Vincent Bugliosi observes, "By making the use of drugs a crime, the anomaly is created of the perpetrator and victim of the crime being one and the same person." Immense treasure and police power are thus paternalistically deployed to smash a personal indulgence. Bugliosi concludes, "[T]he only rationale for making the use of drugs illegal is that we want to protect people from themselves."

I consider narcotics a stultifying waste a money, so I don't have to worry about incarceration and disenfranchisement on a drug charge. This might prompt some to ask, "Why should you care about anti-drug laws since you're not affected by them?"

As citizens, we are all affected when our government enacts laws that deny our self-ownership and renders a class of Americans inferior for innocuously using their elemental property (i.e., their bodies). An anti-drug law, in other words, threatens enslavement for a certain exercise of self-ownership. (Murray Rothbard described such policies as a "totalitarian cage" for a reason.)

Terribly, there appears to be a consensus of indifference to drug users behind bars. Consider the dismissive sentiments of Jonah Goldberg:

…prisons haven't been overflowing with non-violent, first-time drug offenders. The latest numbers…show that only 8.8 percent of the more than 1 million people in state prisons (where 90 percent of all prisoners reside) were there for drug possession…Aha! But what about the federal prisons we hear so much about? Well, there, only a meager 2.2 percent of criminals were imprisoned solely for drug possession. The idea that our prisons are filled with harmless stoners is a myth. (See "Lock them up – and keep u2018em there!" JewishWorldReview.com, June 15, 2001)

The thrust of this is that taking a chainsaw to families, dreams, and livelihoods for a victimless preference is negligible if the dispossessed are a minority. This attitude is many things, but conservative or decent isn't one of them.

Imagine a law is passed that makes it a felony for albino libertarians to criticize Mao Zedong. I'd speculate this law would affect a paucity of individuals.
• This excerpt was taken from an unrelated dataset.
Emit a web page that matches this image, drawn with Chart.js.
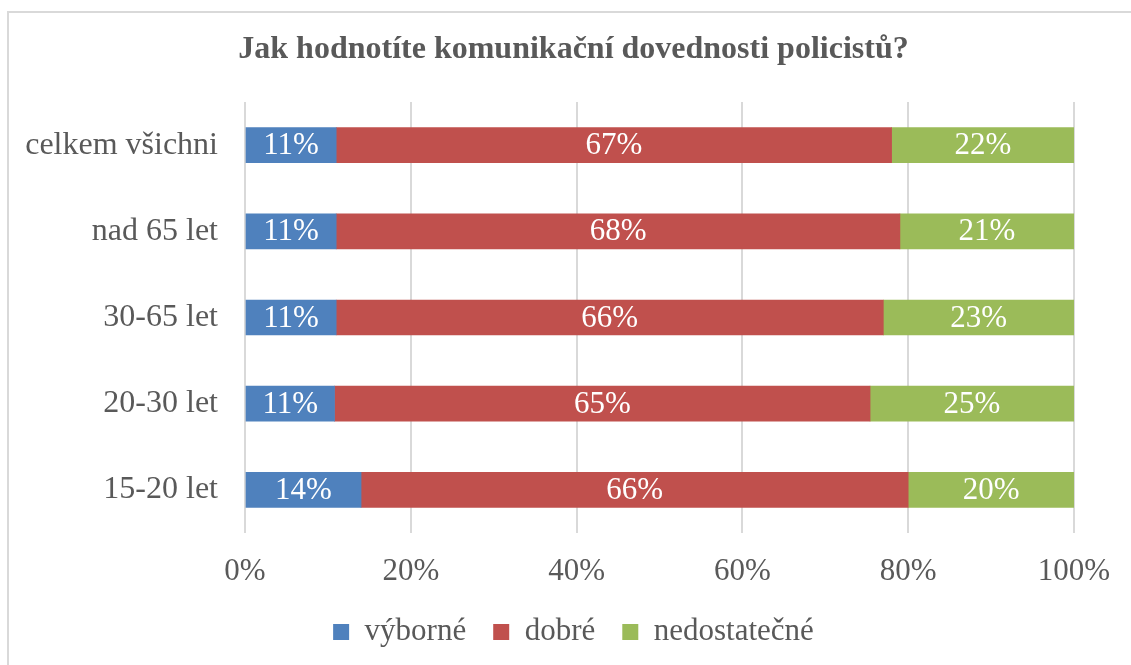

Anyone with a scintilla of concern for freedom, however, would demand the law's repeal. Such conscience is largely absent with respect to criminalization of drug use.
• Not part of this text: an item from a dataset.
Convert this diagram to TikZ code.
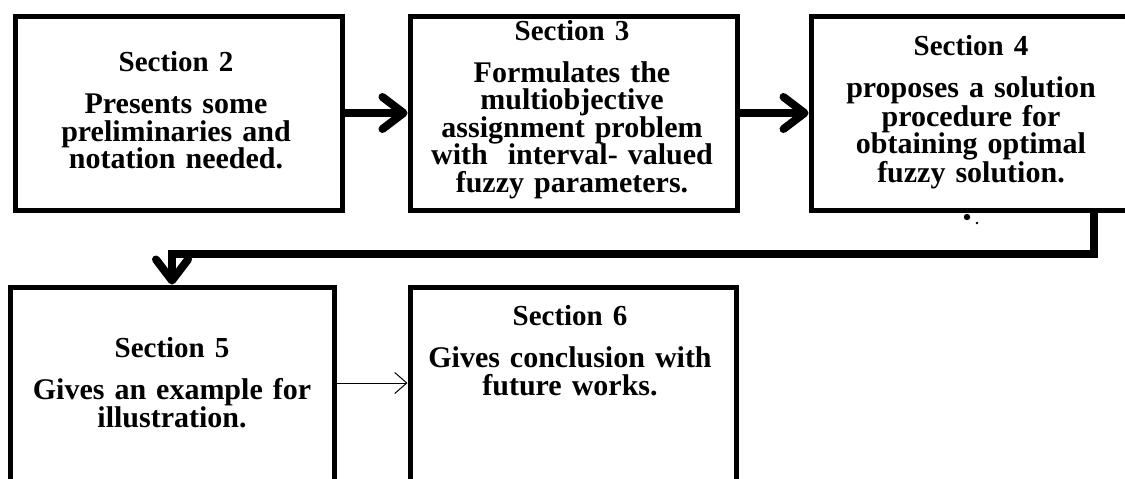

Murray Rothbard envisioned a world where "a person's ownership rights in his own body…are not invaded, are not aggressed against." For the antithesis of his vision, look at the War on Drugs.

A country that claims to be a land of freedom cannot demolish certain citizens' freedom without betraying itself. The drug war's counter-constitutional demolition of American liberty does not do our country proud. So long as this iniquitous crusade persists, America is the land of the free only in relative terms.

To paraphrase Frederick Douglass, what to the imprisoned drug user is the Fourth of July?